We read about thresholds in this week’s Torah portion, called Pinchas. In our parashah, God tells Moses to ascend a mountain. There, God informs Moses that he will not cross over into the Promised Land; instead, Moses will remain on this side of the threshold, forever outside the Land of Israel. Moses is told to call forward Joshua, whom God has selected to lead the Israelites into the Promised Land. Moses and Joshua remind us that there are often two types of people who stand at thresholds. There are the people who remain at the door, peering in but not entering. Many of our loved ones are like Moses. They escort us along our life’s path until they reach their threshold. I can’t help but think of our Moseses of this congregation who have helped us move forward: Rabbi Greenbaum; Rabbi Riter; our dear friend, Rabbi Dubowe; and Rabbi Straus, along with the many other leaders and members of our congregation who helped to create and sustain this community. Somehow, it is at these threshold moments that we bring them to mind and express our gratitude for their having moved us along our path. Then there are Joshuas, who are willing to pick up the mantle of leadership and carry it forward, at least a few steps.

It is interesting that just as my father and Sandy and I were blessed to be surrounded by family and friends at the threshold of my stepmother’s funeral, we also feel blessed to be surrounded by you at this threshold that we stand at today. Returning to this congregation that we love so much reminds us of the power and importance of walking this life as a member of community. The importance of community was illustrated in the Torah portion when Joshua was made leader. Rather than God selecting him and introducing him merely to the heads of the twelve tribes, as we might expect, God directs Moses to present Joshua before the entire community. Every single one of the Israelite was able to see Joshua, their new leader, and hear the high priest charge him with his sacred mission. But why should it have been done this way? Why was it so important to establish Joshua’s leadership role in public?

I think the answer is as perceptive as it is timely. The Torah realizes that Joshua, like every leader, has weaknesses and foibles. He will have successes and will certainly make mistakes. By having Joshua receive his divine commission in front of all of Israel, each person can feel a sense of ownership in Joshua’s leadership. Each person can say, “I was there when he became the leader.” And each person can recognize that although Joshua is only a flawed human, he still has the trust of God and the authority to lead.
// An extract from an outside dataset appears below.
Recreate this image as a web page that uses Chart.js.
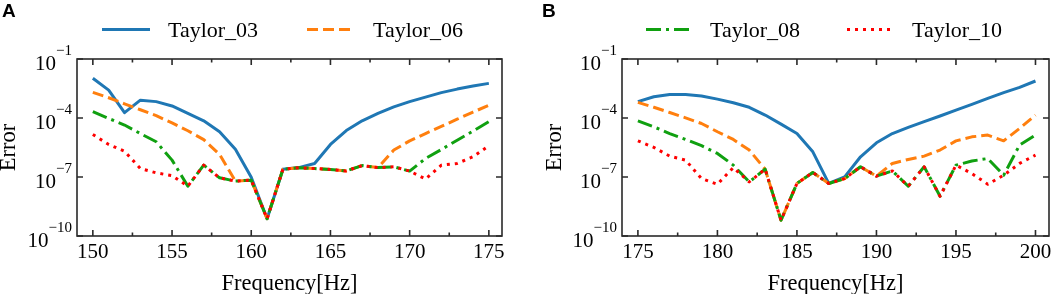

This insight—that our leaders must be able to lead even though they are imperfect—is the deep wisdom that our country’s founders understood as well. Perhaps with a hint from this week’s portion and other parts of the Torah, and certainly with the wisdom of Enlightenment philosophers like Baruch Spinoza and John Locke, our founders understood that all human beings have flaws—every member of a congregation, every member of the board, every member of the clergy. We all have flaws because we are human beings. And because our founders recognized our common human weaknesses, they chose to organize our country around a covenant, not with God, but with one another. In that covenant, we collectively gave power to our government and then divvied that power up to different groups, all of whom would watch and check one another. The great accomplishment of this country is not that our forebearers declared our independence from England 241 years ago, although that certainly took courage. Our founders’ brilliance is that they created a form of government founded on the will of the public and built on a sober understanding of human nature. That understanding has allowed this country to create one Joshua after another. Each new leader, in turn, may lead us to the next threshold and, like Moses, pass along the power and promise to the next Joshua.

It’s not just about leaders, though; it is also about followers.

While our founders recognized that every human has shortcomings and they tried to address it with our form of government, they also understood that no form of separated powers and checks and balances can ever make up for a citizenry where there is no commitment to truth and compromise and tolerance. It is within communities that we shape and nurture the values and character that sustain our country and its freedoms. For many people—I dare to say, most people—we may not naturally act charitably or kindly to those who are outside our immediate circle of friends and family. Think of the last time that you made a donation to some cause. Was it because you felt called on to support the cause, or was there some larger communal effort that encouraged you to do the good that you know deserves to be done? We act better when we are in a community that encourages us to act better, encourages us to examine our own behavior, and supports us as we try to improve our conduct and our world. That is what I would like to be a part of here at TAE. I want a community that encourages us to reflect on our behavior and our sense of higher purpose and meaning. I want a community where our members care about one another, and then I want to extend that circle of care out beyond our own confines. I want a community where we can develop the character to participate meaningfully and productively within our society and world. I want this community, and I want it with you.

Let’s cross this threshold together. Let’s have hard conversations together. Let’s hold each other gently accountable to become our best selves. And let’s delve into our treasury of wisdom and beliefs as we deepen our relationships with God and with one another.